Really Good Spaghetti Bolognese

Really Good Spaghetti Bolognese
A comforting bowl of spaghetti bolognese is often what's needed on a chilly Winter day (or any day, really).
Source:
Serves: 4
Ingredients
  • For the bolognese
  • 4 tablespoons butter
  • 3 ounces cubed pancetta
  • 1 medium onion
  • 2 fat cloves garlic
  • 1 carrot
  • 2 stalks celery
  • 2 large, flat mushrooms such as portobello, about 4 ounces
  • 2 bay leaves
  • 1 pound ground beef or lamb
  • 1 cup crushed tomatoes or passata
  • ¼ cup red wine
  • ¾ cups chicken or beef stock
  • 1 nutmeg
  • ¾ cups half-and-half or cream
  • For serving
  • Spaghetti or tagliatelle for 4
  • Grated Parmesan
Directions
  1. Melt the butter in a large, heavy-based pot -- then stir in the pancetta and let it cook for five minutes or so, without coloring much. Meanwhile peel and finely chop the onion and garlic and stir them into the pancetta. Peel and finely chop the carrot and celery and stir them in, too. Lastly, finely chop the mushrooms and add to the pan, then tuck in the bay leaves and leave to cook for ten minutes over a moderate heat, stirring frequently.
  2. Turn up the heat and tip in the meat, breaking it up well with a fork.
  3. Now leave to cook without stirring for a good three or four minutes, then, as the meat on the bottom is starting to brown, stir again, breaking up the meat where necessary, and leave to color.
  4. Mix in the tomatoes, red wine, stock, a grating of nutmeg and some salt and black pepper, letting it come to the boil. Turn the heat down so that everything barely bubbles. There should be movement, but one that is gentle, not quite a simmer. Partially cover the pan with a lid and leave the putter away for an hour to an hour and a half, stirring from time to time and checking the liquid levels. You don't want it to be dry.

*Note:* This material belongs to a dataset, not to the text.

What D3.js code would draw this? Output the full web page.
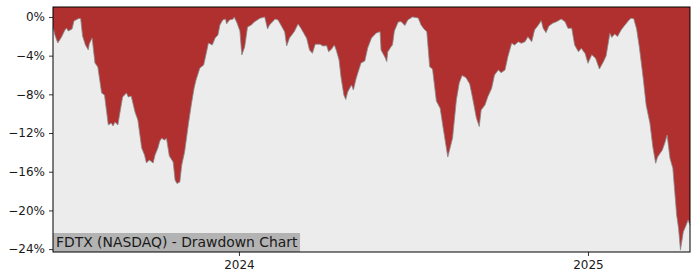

  5. Pour in the half-and-half or cream a bit at a time, stir and continue cooking for twenty minutes. Check the seasoning, then serve with the pasta and grated Parmesan.
Notes
Passata TomatoPassata refers to an uncooked tomato puree that has been strained of seeds and skins. How is passata different from tomato sauce or tomato paste? Well, both the sauce and paste are cooked tomato products to begin with. Tomato sauce often has other ingredients such as carrots, onions, garlic, etc. And tomato paste is cooked down and much thicker. You would not want to substitute either product if passata is called for in your recipe. If you cannot find it in your store, take plain canned tomatoes and run them through a sieve or a food mill. Tomato passata can be used in any recipe that calls for tomatoes where it is not important that there be pieces of tomato. In general, passata is considered to be a superior product to canned tomatoes, using higher quality tomatoes and processing.